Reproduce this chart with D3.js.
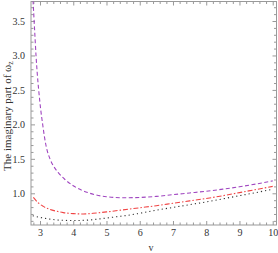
<!DOCTYPE html>
<html>
<head>
<meta charset="utf-8">
<script src="https://cdn.jsdelivr.net/npm/d3@7"></script>
<style>
  body { margin: 0; background: #fff; }
  svg { display: block; }
  .axis text { font-family: "Liberation Serif", "DejaVu Serif", serif; font-size: 10px; fill: #333; }
  .axis path { stroke: #999; }
  .axis line { stroke: #999; }
</style>
</head>
<body>
<div id="chart"></div>
<script>
// curve data
var vPurple = [2.79, 2.84, 2.88, 2.92, 2.96, 3.02, 3.08, 3.14, 3.2, 3.3, 3.4, 3.55, 3.75, 4.0, 4.5, 5.0, 5.5, 6.0, 6.5, 7.0, 7.5, 8.0, 8.5, 9.0, 9.5, 10.0];
var imPurple = [3.8, 3.35, 3.0, 2.72, 2.5, 2.22, 2.0, 1.8, 1.65, 1.5, 1.4, 1.3, 1.2, 1.11, 1.0, 0.95, 0.935, 0.94, 0.955, 0.98, 1.005, 1.03, 1.06, 1.095, 1.135, 1.18];

var vRed = [2.8, 2.95, 3.1, 3.3, 3.5, 3.7, 4.0, 4.3, 4.7, 5.0, 5.5, 6.0, 6.5, 7.0, 7.5, 8.0, 8.5, 9.0, 9.5, 10.0];
var imRed = [0.94, 0.86, 0.81, 0.765, 0.74, 0.72, 0.705, 0.70, 0.715, 0.73, 0.76, 0.79, 0.82, 0.855, 0.89, 0.925, 0.965, 1.01, 1.055, 1.10];

var vBlack = [2.78, 3.0, 3.3, 3.6, 4.0, 4.4, 4.9, 5.3, 5.7, 6.0, 6.5, 7.0, 7.5, 8.0, 8.5, 9.0, 9.5, 10.0];
var imBlack = [0.675, 0.65, 0.625, 0.61, 0.605, 0.61, 0.635, 0.66, 0.685, 0.71, 0.755, 0.795, 0.835, 0.875, 0.92, 0.965, 1.01, 1.06];

var xTicks = [3, 4, 5, 6, 7, 8, 9, 10];
var yTicks = [1.0, 1.5, 2.0, 2.5, 3.0, 3.5];

(function () {
    var width = 278, height = 253;
    var plotLeft = 31, plotRight = 276.5, plotTop = 1.5, plotBottom = 225;

    var svg = d3.select("#chart").append("svg")
        .attr("width", width)
        .attr("height", height);

    var x = d3.scaleLinear().domain([2.729, 10.114]).range([plotLeft, plotRight]);
    var y = d3.scaleLinear().domain([0.54, 3.783]).range([plotBottom, plotTop]);

    var xMinor = d3.range(2.8, 10.11, 0.2).filter(function (d) { return Math.abs(d - Math.round(d)) > 0.01; });
    var yMinor = d3.range(0.6, 3.78, 0.1).filter(function (d) { return Math.abs(d * 2 - Math.round(d * 2)) > 0.01; });

    function addAxis(axis, tx, ty, labels) {
        var g = svg.append("g").attr("class", "axis")
            .attr("transform", "translate(" + tx + "," + ty + ")")
            .call(axis);
        g.select(".domain").remove();
        if (!labels) g.selectAll("text").remove();
        return g;
    }

    // major ticks, inward
    addAxis(d3.axisBottom(x).tickValues(xTicks).tickSizeInner(-4).tickSizeOuter(0).tickPadding(4).tickFormat(d3.format("d")), 0, plotBottom, true);
    addAxis(d3.axisTop(x).tickValues(xTicks).tickSizeInner(-4).tickSizeOuter(0), 0, plotTop, false);
    addAxis(d3.axisLeft(y).tickValues(yTicks).tickSizeInner(-4).tickSizeOuter(0).tickPadding(6).tickFormat(d3.format(".1f")), plotLeft, 0, true);
    addAxis(d3.axisRight(y).tickValues(yTicks).tickSizeInner(-4).tickSizeOuter(0), plotRight, 0, false);

    // minor ticks
    addAxis(d3.axisBottom(x).tickValues(xMinor).tickSizeInner(-2.5).tickSizeOuter(0), 0, plotBottom, false);
    addAxis(d3.axisTop(x).tickValues(xMinor).tickSizeInner(-2.5).tickSizeOuter(0), 0, plotTop, false);
    addAxis(d3.axisLeft(y).tickValues(yMinor).tickSizeInner(-2.5).tickSizeOuter(0), plotLeft, 0, false);
    addAxis(d3.axisRight(y).tickValues(yMinor).tickSizeInner(-2.5).tickSizeOuter(0), plotRight, 0, false);

    // frame
    svg.append("rect")
        .attr("x", plotLeft).attr("y", plotTop)
        .attr("width", plotRight - plotLeft).attr("height", plotBottom - plotTop)
        .attr("fill", "none").attr("stroke", "#999").attr("stroke-width", 1);

    svg.append("clipPath").attr("id", "plotClip")
        .append("rect")
        .attr("x", plotLeft).attr("y", plotTop)
        .attr("width", plotRight - plotLeft).attr("height", plotBottom - plotTop);

    var line = d3.line()
        .x(function (d) { return x(d[0]); })
        .y(function (d) { return y(d[1]); })
        .curve(d3.curveMonotoneX);

    var series = [
        { v: vBlack, im: imBlack, colour: "#333", dash: "1.2,3" },
        { v: vRed, im: imRed, colour: "#f04444", dash: "5,2,1.5,2" },
        { v: vPurple, im: imPurple, colour: "#a046c0", dash: "4,2.5" }
    ];

    var plot = svg.append("g").attr("clip-path", "url(#plotClip)");
    plot.selectAll("path")
        .data(series)
        .enter()
        .append("path")
        .attr("d", function (s) { return line(d3.zip(s.v, s.im)); })
        .attr("fill", "none")
        .attr("stroke", function (s) { return s.colour; })
        .attr("stroke-width", 1.1)
        .attr("stroke-dasharray", function (s) { return s.dash; });

    // axis titles
    svg.append("text")
        .attr("x", 151)
        .attr("y", 251)
        .attr("text-anchor", "middle")
        .style("font-family", "Liberation Serif, serif")
        .style("font-size", "10px")
        .style("fill", "#333")
        .text("v");

    var yTitle = svg.append("text")
        .attr("transform", "translate(11,116) rotate(-90)")
        .attr("text-anchor", "middle")
        .style("font-family", "Liberation Serif, serif")
        .style("font-size", "11px")
        .style("fill", "#333");
    yTitle.append("tspan").text("The imaginary part of ω");
    yTitle.append("tspan").attr("dy", 2).style("font-size", "8px").text("z");
}());
</script>
</body>
</html>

####

- **WHAT YOU WILL DO**
Pull out every line in the material above where "chart" occurs.

- **ANSWER TO THE TASK**
Reproduce this chart with D3.js.
<div id="chart"></div>
    var svg = d3.select("#chart").append("svg")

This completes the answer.